Le film n'est pas parfait, qu'on se le dise. Beaucoup critiqueront le manque d'intérêt sur certains personnages secondaires, sur le côté agaçant de Marc, et sûrement sur d'autres détails. Mais je trouve cela cohérent, dans cette volonté que Gondry a de raconter ce que peuvent être des relations de tournage, face au chaos constructeur/destructeur d'une personnalité troublée. Il en viendra à chacun de juger son ressenti face à un tel protagoniste, à une telle construction. Mais c'est sûr qu'aimer Gondry est un plus pour rentrer dans le film. Et ça parlera toujours à ceux qui aiment le cinéma, qui aiment le regarder et qui aiment le faire.
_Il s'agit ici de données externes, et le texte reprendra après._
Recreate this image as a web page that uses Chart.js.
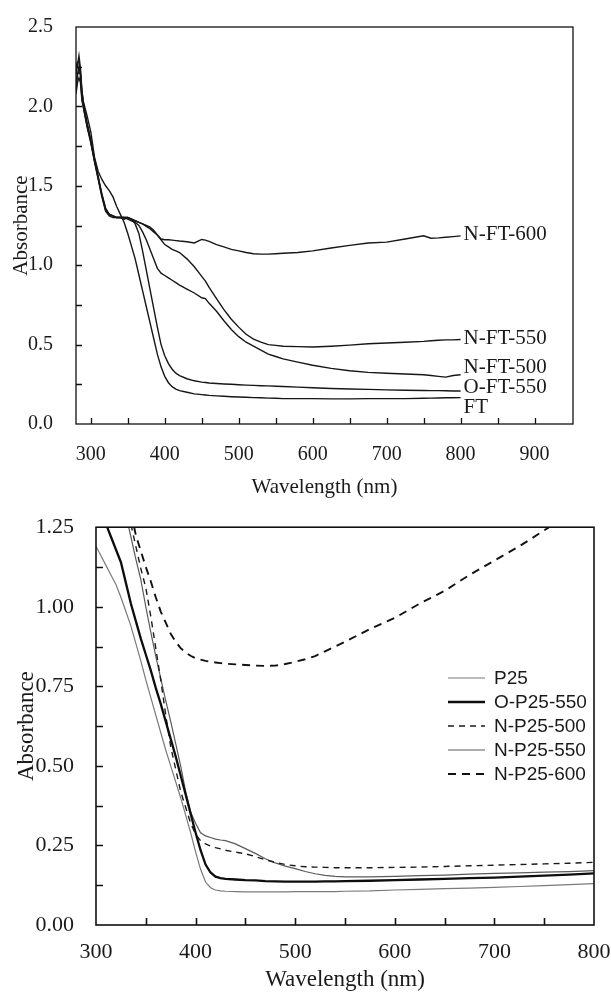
<!DOCTYPE html>
<html>
<head>
<meta charset="utf-8">
<script src="https://cdn.jsdelivr.net/npm/chart.js@4.4.0/dist/chart.umd.min.js"></script>
<style>
body { margin: 0; background: #fff; }
canvas { display: block; }
</style>
</head>
<body>
<canvas id="topChart" width="611" height="500"></canvas>
<canvas id="bottomChart" width="611" height="494"></canvas>
<script>
// upper panel: FT samples
const topWavelengths = [280,282,284,286,288,290,295,300,305,310,315,320,325,330,335,340,345,350,355,360,
  365,370,375,380,385,390,395,400,405,410,415,420,430,440,450,455,460,470,480,490,
  500,510,520,530,540,550,560,580,600,625,650,675,700,725,750,760,770,780,790,800];
const ftValues = [2.20,2.26,2.32,2.24,2.10,2.03,1.94,1.84,1.68,1.59,1.54,1.50,1.47,1.43,1.37,1.32,1.27,1.20,1.12,1.04,
  0.94,0.84,0.74,0.64,0.54,0.44,0.36,0.30,0.26,0.235,0.22,0.21,0.20,0.19,0.185,0.183,0.18,0.177,0.175,0.172,
  0.17,0.168,0.166,0.165,0.163,0.162,0.16,0.16,0.16,0.158,0.158,0.16,0.16,0.16,0.162,0.163,0.164,0.165,0.165,0.166];
const oft550Values = [2.10,2.20,2.25,2.20,2.06,2.00,1.88,1.78,1.66,1.55,1.44,1.35,1.32,1.31,1.30,1.30,1.30,1.30,1.29,1.26,
  1.20,1.09,0.97,0.85,0.73,0.61,0.50,0.43,0.38,0.345,0.32,0.305,0.285,0.272,0.264,0.261,0.258,0.255,0.252,0.25,
  0.247,0.245,0.243,0.241,0.24,0.238,0.236,0.232,0.228,0.224,0.22,0.218,0.215,0.213,0.211,0.21,0.21,0.209,0.208,0.208];
const nft500Values = [2.25,2.28,2.28,2.22,2.10,2.02,1.90,1.79,1.67,1.56,1.45,1.36,1.32,1.31,1.30,1.30,1.30,1.29,1.28,1.27,
  1.25,1.21,1.16,1.10,1.04,0.98,0.95,0.935,0.92,0.905,0.89,0.875,0.85,0.825,0.795,0.79,0.76,0.71,0.65,0.595,
  0.55,0.515,0.49,0.465,0.44,0.425,0.41,0.39,0.37,0.35,0.335,0.325,0.32,0.315,0.31,0.305,0.30,0.295,0.305,0.31];
const nft550Values = [2.15,2.20,2.22,2.20,2.05,2.00,1.88,1.78,1.66,1.55,1.44,1.35,1.32,1.31,1.30,1.30,1.30,1.30,1.29,1.28,
  1.27,1.26,1.245,1.23,1.21,1.19,1.16,1.13,1.115,1.10,1.09,1.08,1.04,0.99,0.93,0.90,0.86,0.79,0.72,0.66,
  0.61,0.565,0.535,0.515,0.50,0.495,0.49,0.487,0.485,0.49,0.497,0.505,0.51,0.515,0.52,0.524,0.527,0.53,0.53,0.532];
const nft600Values = [2.08,2.15,2.18,2.15,2.04,1.99,1.87,1.77,1.65,1.54,1.43,1.34,1.31,1.30,1.30,1.30,1.29,1.30,1.29,1.28,
  1.27,1.26,1.25,1.24,1.22,1.19,1.165,1.16,1.16,1.158,1.155,1.152,1.148,1.14,1.162,1.158,1.15,1.13,1.115,1.10,
  1.09,1.08,1.072,1.07,1.07,1.072,1.075,1.08,1.09,1.108,1.125,1.14,1.145,1.165,1.185,1.17,1.172,1.176,1.18,1.185];
const topNames = ['FT', 'O-FT-550', 'N-FT-500', 'N-FT-550', 'N-FT-600'];
const topXTicks = [300, 400, 500, 600, 700, 800, 900];
const topYTicks = [0, 0.5, 1.0, 1.5, 2.0, 2.5];

// lower panel: P25 samples
const bottomWavelengths = [300,305,310,315,320,325,330,335,340,345,350,355,360,365,370,375,380,385,390,395,
  400,405,410,415,420,425,430,440,450,460,470,480,490,500,510,520,530,540,550,575,
  600,625,650,675,700,725,750,775,800];
const p25Values = [1.19,1.16,1.13,1.10,1.07,1.03,0.985,0.94,0.885,0.83,0.77,0.715,0.66,0.605,0.55,0.50,0.45,0.40,0.345,0.29,
  0.23,0.175,0.135,0.117,0.11,0.107,0.106,0.105,0.104,0.104,0.104,0.104,0.104,0.105,0.105,0.105,0.105,0.105,0.106,0.107,
  0.11,0.112,0.114,0.116,0.118,0.121,0.124,0.127,0.13];
const op25550Values = [1.34,1.30,1.26,1.22,1.18,1.14,1.075,1.01,0.955,0.90,0.85,0.80,0.745,0.695,0.64,0.585,0.53,0.47,0.41,0.35,
  0.29,0.235,0.19,0.165,0.152,0.147,0.145,0.143,0.141,0.14,0.138,0.137,0.136,0.136,0.136,0.136,0.137,0.137,0.138,0.139,
  0.141,0.143,0.145,0.147,0.149,0.152,0.155,0.158,0.162];
const np25500Values = [1.80,1.72,1.65,1.57,1.50,1.42,1.33,1.26,1.19,1.12,1.06,0.97,0.87,0.77,0.66,0.56,0.49,0.42,0.37,0.32,
  0.285,0.265,0.255,0.248,0.243,0.239,0.235,0.229,0.224,0.215,0.205,0.197,0.19,0.186,0.183,0.182,0.181,0.18,0.18,0.18,
  0.181,0.182,0.184,0.186,0.188,0.19,0.192,0.194,0.197];
const np25550Values = [1.75,1.68,1.61,1.53,1.46,1.38,1.29,1.22,1.15,1.085,1.00,0.92,0.845,0.775,0.705,0.64,0.57,0.50,0.42,0.355,
  0.32,0.29,0.28,0.275,0.27,0.267,0.265,0.255,0.24,0.225,0.208,0.195,0.185,0.177,0.168,0.161,0.156,0.153,0.151,0.151,
  0.153,0.155,0.157,0.16,0.162,0.164,0.166,0.168,0.171];
const np25600Values = [1.90,1.80,1.70,1.61,1.52,1.44,1.37,1.30,1.225,1.175,1.125,1.08,1.03,0.985,0.95,0.915,0.89,0.87,0.856,0.846,
  0.838,0.834,0.83,0.827,0.825,0.823,0.821,0.819,0.817,0.815,0.814,0.815,0.82,0.827,0.835,0.845,0.86,0.875,0.89,0.93,
  0.965,1.01,1.05,1.10,1.145,1.19,1.24,1.29,1.34];
const bottomNames = ['P25', 'O-P25-550', 'N-P25-500', 'N-P25-550', 'N-P25-600'];
const bottomXTicks = [300, 400, 500, 600, 700, 800];
const bottomYTicks = [0, 0.25, 0.5, 0.75, 1.0, 1.25];

const serif = "'Liberation Serif', 'Times New Roman', serif";
const sans = "'Liberation Sans', Arial, sans-serif";

function pts(xs, ys) {
  return xs.map((x, i) => ({ x: x, y: ys[i] }));
}

// box around the plot and inward tick marks
function frameTicks(xMarks, yMarks, len, lw) {
  return {
    id: 'frameTicks',
    afterDatasetsDraw(chart) {
      const ctx = chart.ctx, a = chart.chartArea, x = chart.scales.x, y = chart.scales.y;
      ctx.save();
      ctx.strokeStyle = '#111';
      ctx.lineWidth = lw;
      ctx.strokeRect(a.left, a.top, a.right - a.left, a.bottom - a.top);
      ctx.beginPath();
      xMarks.forEach(v => {
        const px = Math.round(x.getPixelForValue(v)) + 0.5;
        ctx.moveTo(px, a.bottom);
        ctx.lineTo(px, a.bottom - len);
      });
      yMarks.forEach(v => {
        const py = Math.round(y.getPixelForValue(v)) + 0.5;
        ctx.moveTo(a.left, py);
        ctx.lineTo(a.left + len, py);
      });
      ctx.stroke();
      ctx.restore();
    }
  };
}

// names written at the end of each top curve
const topLabelAt = [0.106, 0.23, 0.354, 0.541, 1.194];
const endLabels = {
  id: 'endLabels',
  afterDatasetsDraw(chart) {
    const ctx = chart.ctx, x = chart.scales.x, y = chart.scales.y;
    ctx.save();
    ctx.font = '21px ' + serif;
    ctx.fillStyle = '#1a1a1a';
    ctx.textBaseline = 'middle';
    ctx.textAlign = 'left';
    chart.data.datasets.forEach((ds, i) => {
      ctx.fillText(ds.label, x.getPixelForValue(800) + 3, y.getPixelForValue(topLabelAt[i]));
    });
    ctx.restore();
  }
};

const innerLegend = {
  id: 'innerLegend',
  afterDatasetsDraw(chart) {
    const ctx = chart.ctx;
    ctx.save();
    ctx.font = '19px ' + sans;
    ctx.textBaseline = 'middle';
    chart.data.datasets.forEach((ds, i) => {
      const yy = 178 + i * 24;
      ctx.strokeStyle = ds.borderColor;
      ctx.lineWidth = ds.borderWidth;
      ctx.setLineDash(ds.borderDash || []);
      ctx.beginPath();
      ctx.moveTo(448, yy);
      ctx.lineTo(485, yy);
      ctx.stroke();
      ctx.setLineDash([]);
      ctx.fillStyle = '#1a1a1a';
      ctx.fillText(ds.label, 494, yy + 1);
    });
    ctx.restore();
  }
};

function line(label, xs, ys, color, width, dash) {
  return {
    label: label,
    data: pts(xs, ys),
    borderColor: color,
    borderWidth: width,
    borderDash: dash || [],
    pointRadius: 0,
    tension: 0,
    fill: false,
    clip: 0
  };
}

const topSeries = [ftValues, oft550Values, nft500Values, nft550Values, nft600Values];

new Chart(document.getElementById('topChart'), {
  type: 'line',
  data: {
    datasets: topSeries.map((vals, i) => line(topNames[i], topWavelengths, vals, '#161616', 1.4))
  },
  options: {
    responsive: false,
    animation: false,
    layout: { padding: { top: 22, right: 38, left: 0, bottom: 0 } },
    plugins: { legend: { display: false }, tooltip: { enabled: false } },
    scales: {
      x: {
        type: 'linear', min: 280, max: 952,
        afterBuildTicks: s => { s.ticks = topXTicks.map(v => ({ value: v })); },
        afterFit: s => { s.height = 76; s.paddingLeft = 0; s.paddingRight = 0; },
        grid: { display: false },
        border: { display: false },
        ticks: { autoSkip: false, maxRotation: 0, padding: 11, color: '#1a1a1a', font: { family: serif, size: 20 } },
        title: { display: true, text: 'Wavelength (nm)', color: '#1a1a1a', font: { family: serif, size: 21 }, padding: { top: 0, bottom: 0 } }
      },
      y: {
        min: 0, max: 2.5,
        afterBuildTicks: s => { s.ticks = topYTicks.map(v => ({ value: v })); },
        afterFit: s => { s.width = 76; },
        grid: { display: false },
        border: { display: false },
        ticks: { autoSkip: false, padding: 15, color: '#1a1a1a', font: { family: serif, size: 20 }, callback: v => v.toFixed(1) },
        title: { display: true, text: 'Absorbance', color: '#1a1a1a', font: { family: serif, size: 21 }, padding: { top: 9, bottom: 0 } }
      }
    }
  },
  plugins: [frameTicks([300,350,400,450,500,550,600,650,700,750,800,850,900],
    [0.25,0.5,0.75,1.0,1.25,1.5,1.75,2.0,2.25], 6, 1.3), endLabels]
});

new Chart(document.getElementById('bottomChart'), {
  type: 'line',
  data: {
    datasets: [
      line(bottomNames[0], bottomWavelengths, p25Values, '#7a7a7a', 1.2),
      line(bottomNames[1], bottomWavelengths, op25550Values, '#0d0d0d', 2.3),
      line(bottomNames[2], bottomWavelengths, np25500Values, '#1a1a1a', 1.4, [6, 5]),
      line(bottomNames[3], bottomWavelengths, np25550Values, '#5a5a5a', 1.2),
      line(bottomNames[4], bottomWavelengths, np25600Values, '#111', 1.9, [8, 6])
    ]
  },
  options: {
    responsive: false,
    animation: false,
    layout: { padding: { top: 22, right: 17, left: 0, bottom: 0 } },
    plugins: { legend: { display: false }, tooltip: { enabled: false } },
    scales: {
      x: {
        type: 'linear', min: 300, max: 800,
        afterBuildTicks: s => { s.ticks = bottomXTicks.map(v => ({ value: v })); },
        afterFit: s => { s.height = 69; s.paddingLeft = 0; s.paddingRight = 0; },
        grid: { display: false },
        border: { display: false },
        ticks: { autoSkip: false, maxRotation: 0, padding: 6, color: '#1a1a1a', font: { family: serif, size: 22 } },
        title: { display: true, text: 'Wavelength (nm)', color: '#1a1a1a', font: { family: serif, size: 23 }, padding: { top: 0, bottom: 0 } }
      },
      y: {
        min: 0, max: 1.25,
        afterBuildTicks: s => { s.ticks = bottomYTicks.map(v => ({ value: v })); },
        afterFit: s => { s.width = 96; },
        grid: { display: false },
        border: { display: false },
        ticks: { autoSkip: false, padding: 14, color: '#1a1a1a', font: { family: serif, size: 22 }, callback: v => v.toFixed(2) },
        title: { display: true, text: 'Absorbance', color: '#1a1a1a', font: { family: serif, size: 23 }, padding: { top: 13, bottom: 0 } }
      }
    }
  },
  plugins: [frameTicks([350,400,450,500,550,600,650,700,750],
    [0.125,0.25,0.375,0.5,0.625,0.75,0.875,1.0,1.125], 7, 1.6), innerLegend]
});
</script>
</body>
</html>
En soi, Michel Gondry réalise ici quelque chose de plutôt naïf. Une histoire d'amour, des petits moments de vies simple avec la tante Denise, interprété par Françoise Lebrun, puis une vision de la vie complètement déconnecté de la réalité que nous expérimentons pour la plupart. Pourtant, ce que j'apprécie dans ces films naïfs, c'est qu'ils ne le sont pas du tout. Si naïveté veut se rapprocher de ce qui est simple et véritable, pourquoi vouloir s'en défaire en y ridiculisant ? Dans la naïveté aujourd'hui, il y a surtout l'idée que les choses les plus simples nous semblent stupide, mais parce qu'elles sont en réalité difficile à avoir. Alors Marc rêve, exaspère tout le monde dans son petit monde bien rangé qui pourtant se désagrège autour de lui. Car un monde, ce n'est pas un, mais plusieurs. Et c'est là qu'entre toute la difficulté. Ce que Marc pense avoir échoué en fuyant son film tout le long du film, c'est en réalité un succès pour d'autres, ou un moment de sommeil, un moment de colère, de bonheur, de vie. Car tout le monde ne peut être satisfait. Mais au moins, il est possible de réaliser des petits chefs-d'œuvre naïfs du quotidien. Des instants qui ne parleront pas à tout le monde, mais qui feront naître en ceux qui les reçoivent un peu d'espoir. Et c'est déjà beaucoup.